[llvm-commits] [PATCH] fold umax(zext A, zext B) -> zext (umax(A, B))

Wed Jun 17 15:12:50 PDT 2009

On Jun 17, 2009, at 1:44 PM, Török Edwin wrote:

> On 2009-06-17 23:25, Dan Gohman wrote:
>
>> On Jun 17, 2009, at 11:35 AM, Török Edwin wrote:
>>
>>
>>
>>
>>
>>> Hi,
>>>
>>>
>>>
>>> I noticed that umax (zext t1 %X to %t0, zext t1 %Y to %t0) isn't
>>>
>>> folded,
>>>
>>> the attached patch folds this into:
>>>
>>> umax (zext t1 %X to %t0, zext t1 %Y to %t0).
>>>
>>>
>>>
>>> It also folds umax (sext t1 %X to %t0, sext t1 %Y to %t0) ->  sext  
>>> t1
>>>
>>> (umax (%X, %Y)) to %t0.
>>>
>>>
>>>
>>> zext is very often encountered in SCEV expressions on x86-64, since
>>>
>>> pointer indexes for GEP are i64.
>>>
>>>
>>>
>>> Thoughts?
>>>
>>>
>>>
>>
>>
>> Another question to ask is whether this kind of thing belongs in
>>
>> ScalarEvolution, or if it would be more appropriate for
>>
>> instcombine.
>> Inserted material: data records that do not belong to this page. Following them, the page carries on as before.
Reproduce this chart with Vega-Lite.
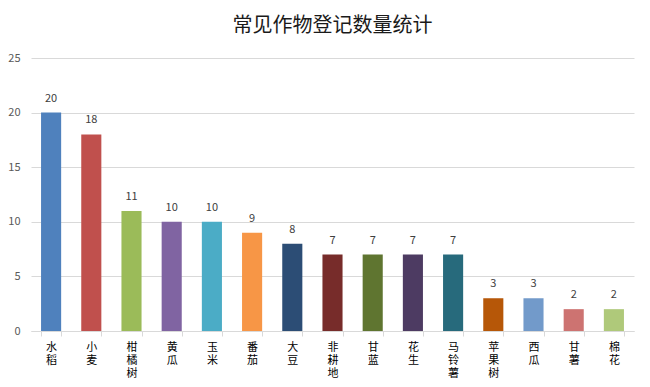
{
  "$schema": "https://vega.github.io/schema/vega-lite/v6.json",
  "width": 603,
  "height": 273,
  "autosize": {"type": "none"},
  "padding": {"left": 31, "top": 58, "right": 16, "bottom": 56},
  "background": "white",
  "title": {
    "text": "常见作物登记数量统计",
    "fontSize": 20,
    "fontWeight": "normal",
    "font": "Noto Sans CJK SC",
    "color": "#1a1a1a",
    "offset": 16,
    "anchor": "middle"
  },
  "config": {
    "view": {"stroke": null},
    "font": "Noto Sans CJK SC"
  },
  "data": {
    "values": [
      {"crop": "水稻", "count": 20, "color": "#4F81BD"},
      {"crop": "小麦", "count": 18, "color": "#C0504D"},
      {"crop": "柑橘树", "count": 11, "color": "#9BBB59"},
      {"crop": "黄瓜", "count": 10, "color": "#8064A2"},
      {"crop": "玉米", "count": 10, "color": "#4BACC6"},
      {"crop": "番茄", "count": 9, "color": "#F79646"},
      {"crop": "大豆", "count": 8, "color": "#2C4D75"},
      {"crop": "非耕地", "count": 7, "color": "#772C2A"},
      {"crop": "甘蓝", "count": 7, "color": "#5F7530"},
      {"crop": "花生", "count": 7, "color": "#4D3B62"},
      {"crop": "马铃薯", "count": 7, "color": "#276A7C"},
      {"crop": "苹果树", "count": 3, "color": "#B65708"},
      {"crop": "西瓜", "count": 3, "color": "#729ACA"},
      {"crop": "甘薯", "count": 2, "color": "#CD7371"},
      {"crop": "棉花", "count": 2, "color": "#AFC97A"}
    ]
  },
  "encoding": {
    "x": {
      "field": "crop",
      "type": "nominal",
      "sort": null,
      "scale": {"paddingInner": 0.5, "paddingOuter": 0.25},
      "axis": {
        "title": null,
        "labelAngle": 0,
        "labelExpr": "split(datum.label, '')",
        "labelFontSize": 11,
        "labelLineHeight": 13,
        "labelColor": "#000000",
        "labelBaseline": "top",
        "labelPadding": 5,
        "domainColor": "#d9d9d9",
        "tickColor": "#d9d9d9",
        "tickBand": "extent",
        "tickSize": 5,
        "grid": false
      }
    },
    "y": {
      "field": "count",
      "type": "quantitative",
      "scale": {"domain": [0, 25]},
      "axis": {
        "title": null,
        "values": [0, 5, 10, 15, 20, 25],
        "domain": false,
        "ticks": false,
        "labelPadding": 11,
        "labelFontSize": 11,
        "labelColor": "#595959",
        "gridColor": "#d9d9d9"
      }
    }
  },
  "layer": [
    {
      "mark": {"type": "bar"},
      "encoding": {
        "color": {"field": "color", "type": "nominal", "scale": null}
      }
    },
    {
      "mark": {"type": "text", "baseline": "bottom", "dy": -9, "fontSize": 11, "color": "#404040"},
      "encoding": {
        "text": {"field": "count", "type": "quantitative"}
      }
    }
  ]
}
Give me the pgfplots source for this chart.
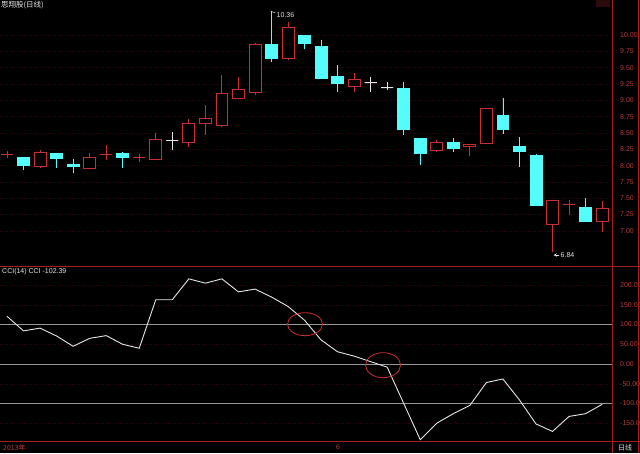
\documentclass[border=0pt]{standalone}
\usepackage{pgfplots}
\pgfplotsset{compat=1.18}
\usepgfplotslibrary{statistics}
\usepackage{fontspec}
\setmainfont{Liberation Sans}
\newfontfamily\cjk{Noto Sans CJK SC}

\definecolor{candred}{RGB}{200,48,48}
\definecolor{candcyan}{RGB}{84,252,252}
\definecolor{axred}{RGB}{165,30,30}
\definecolor{labred}{RGB}{185,60,60}
\definecolor{faint}{RGB}{42,10,10}
\definecolor{txt}{RGB}{230,230,230}
\definecolor{refgray}{RGB}{150,150,150}

% one candle: style, position, low, body bottom, body top, high
\newcommand\candle[6]{%
  \addplot[#1, boxplot prepared={draw position=#2, lower whisker=#3,
    lower quartile=#4, median=#4, upper quartile=#5, upper whisker=#6}]
    coordinates {};}

\pgfplotsset{
  rc/.style={draw=candred, fill=black, line width=0.8pt},
  cc/.style={draw=candcyan, fill=candcyan, line width=0.8pt},
  wc/.style={draw=txt, fill=txt, line width=0.8pt},
  panel/.style={scale only axis, width=612pt, xmin=0.5765, xmax=37.6,
    anchor=south west,
    axis line style={draw=none}, major tick length=0pt, xtick=\empty,
    yticklabel pos=right, ymajorgrids, grid style={faint, dotted},
    yticklabel style={font=\fontsize{7}{8}\selectfont, text=labred,
      anchor=west, inner sep=0pt, xshift=8pt},
    /pgf/number format/.cd, fixed, fixed zerofill, precision=2,
    assume math mode=true},
}

\begin{document}
\begin{tikzpicture}[x=1pt,y=1pt]
\fill[black] (0,0) rectangle (640,453);

% price panel
\begin{axis}[at={(0pt,186pt)}, height=267pt,
  ymin=6.447, ymax=10.536,
  ytick={7,7.25,7.5,7.75,8,8.25,8.5,8.75,9,9.25,9.5,9.75,10},
  boxplot/draw direction=y, boxplot/box extend=0.72, boxplot/whisker extend=0,
  panel]
\candle{rc}{1}{8.12}{8.17}{8.17}{8.23}
\candle{cc}{2}{7.93}{8.01}{8.13}{8.13}
\candle{rc}{3}{7.96}{7.99}{8.20}{8.24}
\candle{cc}{4}{7.96}{8.11}{8.18}{8.19}
\candle{cc}{5}{7.88}{7.99}{8.02}{8.10}
\candle{rc}{6}{7.95}{7.96}{8.13}{8.20}
\candle{rc}{7}{8.09}{8.17}{8.17}{8.32}
\candle{cc}{8}{7.96}{8.13}{8.19}{8.21}
\candle{rc}{9}{8.05}{8.12}{8.12}{8.17}
\candle{rc}{10}{8.09}{8.10}{8.40}{8.50}
\candle{wc}{11}{8.24}{8.39}{8.39}{8.52}
\candle{rc}{12}{8.29}{8.35}{8.65}{8.71}
\candle{rc}{13}{8.47}{8.65}{8.72}{8.93}
\candle{rc}{14}{8.60}{8.61}{9.11}{9.39}
\candle{rc}{15}{9.02}{9.03}{9.17}{9.35}
\candle{rc}{16}{9.08}{9.12}{9.86}{9.87}
\candle{cc}{17}{9.59}{9.64}{9.86}{10.36}
\candle{rc}{18}{9.63}{9.64}{10.12}{10.20}
\candle{cc}{19}{9.78}{9.87}{10.00}{10.00}
\candle{cc}{20}{9.33}{9.34}{9.83}{9.93}
\candle{cc}{21}{9.13}{9.26}{9.36}{9.54}
\candle{rc}{22}{9.13}{9.21}{9.32}{9.42}
\candle{wc}{23}{9.13}{9.27}{9.27}{9.36}
\candle{wc}{24}{9.16}{9.19}{9.19}{9.28}
\candle{cc}{25}{8.47}{8.55}{9.18}{9.28}
\candle{cc}{26}{8.01}{8.19}{8.42}{8.42}
\candle{rc}{27}{8.21}{8.24}{8.36}{8.39}
\candle{cc}{28}{8.21}{8.27}{8.35}{8.43}
\candle{rc}{29}{8.14}{8.29}{8.33}{8.33}
\candle{rc}{30}{8.33}{8.34}{8.87}{8.88}
\candle{cc}{31}{8.48}{8.55}{8.77}{9.03}
\candle{cc}{32}{7.98}{8.21}{8.29}{8.44}
\candle{cc}{33}{7.38}{7.39}{8.15}{8.17}
\candle{rc}{34}{6.68}{7.10}{7.47}{7.48}
\candle{rc}{35}{7.24}{7.41}{7.41}{7.47}
\candle{cc}{36}{7.15}{7.15}{7.36}{7.50}
\candle{rc}{37}{6.99}{7.15}{7.35}{7.46}
\draw[txt, line width=0.5pt] (axis cs:17,10.36) -- ++(4pt,-1.5pt)
  node[anchor=west, inner sep=1pt, text=txt, font=\fontsize{7}{8}\selectfont, yshift=-2pt] {10.36};
\draw[txt, line width=0.5pt, -stealth] ([xshift=7pt]axis cs:34,6.63) -- ([xshift=1pt]axis cs:34,6.63);
\node[anchor=west, inner sep=1pt, text=txt, font=\fontsize{7}{8}\selectfont]
  at ([xshift=7pt]axis cs:34,6.63) {6.84};
\end{axis}

% CCI panel
\begin{axis}[at={(0pt,12pt)}, height=173pt,
  ymin=-195.3, ymax=243.5, ytick={-150,-100,-50,0,50,100,150,200},
  panel]
\addplot[refgray, line width=0.7pt] coordinates {(0.5765,100) (37.6,100)};
\addplot[refgray, line width=0.7pt] coordinates {(0.5765,0) (37.6,0)};
\addplot[refgray, line width=0.7pt] coordinates {(0.5765,-100) (37.6,-100)};
\addplot[txt, line width=0.9pt] coordinates {
  (1,121) (2,84) (3,91) (4,71) (5,45) (6,65) (7,72) (8,50) (9,40)
  (10,163) (11,163) (12,216) (13,205) (14,216) (15,183) (16,190) (17,170)
  (18,146) (19,111) (20,61) (21,31) (22,20) (23,6) (24,-8) (25,-100)
  (26,-192) (27,-150) (28,-126) (29,-105) (30,-47) (31,-38) (32,-91)
  (33,-152) (34,-171) (35,-133) (36,-126) (37,-102.39)};
\draw[candred, line width=0.8pt] (axis cs:19.03,101) ellipse [x radius=17.5pt, y radius=11.5pt];
\draw[candred, line width=0.8pt] (axis cs:23.75,-3) ellipse [x radius=17.5pt, y radius=12.5pt];
\end{axis}

% frame lines
\draw[axred, line width=1pt] (0,186) -- (640,186);
\draw[axred, line width=1pt] (0,12) -- (640,12);
\draw[axred, line width=1pt] (612,0) -- (612,453);
\draw[axred, line width=0.6pt] (638.5,0) -- (638.5,453);
\fill[faint] (596,446) rectangle (610,453);

% texts
\node[anchor=north west, inner sep=0pt, text=txt, font=\cjk\fontsize{7.5}{8}\selectfont] at (1,452) {思翔股(日线)};
\node[anchor=north west, inner sep=0pt, text=txt, font=\fontsize{7}{8}\selectfont] at (2,184.5) {CCI(14) CCI -102.39};
\node[anchor=west, inner sep=0pt, text=labred, font=\cjk\fontsize{7}{8}\selectfont] at (3,5.5) {2013年};
\node[anchor=west, inner sep=0pt, text=labred, font=\fontsize{7}{8}\selectfont] at (336,5.5) {6};
\node[anchor=west, inner sep=0pt, text=txt, font=\cjk\fontsize{7}{8}\selectfont] at (618,5.5) {日线};

\pgfresetboundingbox
\path[use as bounding box] (0,0) rectangle (640,453);
\end{tikzpicture}
\end{document}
Instcombine looks at all instructions in a program,
>>
>> while ScalarEvolution typically only looks at those related to
>>
>> loop iteration. Also, instcombine could more easily handle more
>>
>> generalized cases of this optimization, for example with umin.
>>
>>
>>
>> On the other hand, there are cases where it makes sense to do
>>
>> such simplifications in ScalarEvolution. Can you given an
>>
>> example where you're seeing this kind of code?
>>
>>
>>
>
> It doesn't have much to do with code generation/optimization, but  
> rather
> with analysis.
> I have a pass that tries to find buffer overflow bugs, doing that
> involves lots of umax() expressions.
> If I can move the zext out of umax I can decide quite early that an
> access is valid:
>
> int foo(unsigned n, unsigned i)
> {
>  char *a = malloc(n);
>  if (!a)
>   return -1;
>  if (i < n)
>    a[i]=0;
> }

Where does the umax come from in this code?  I guess that you're
transforming it in some way; could you show what the code looks
like after the transformation?

Thanks,

Dan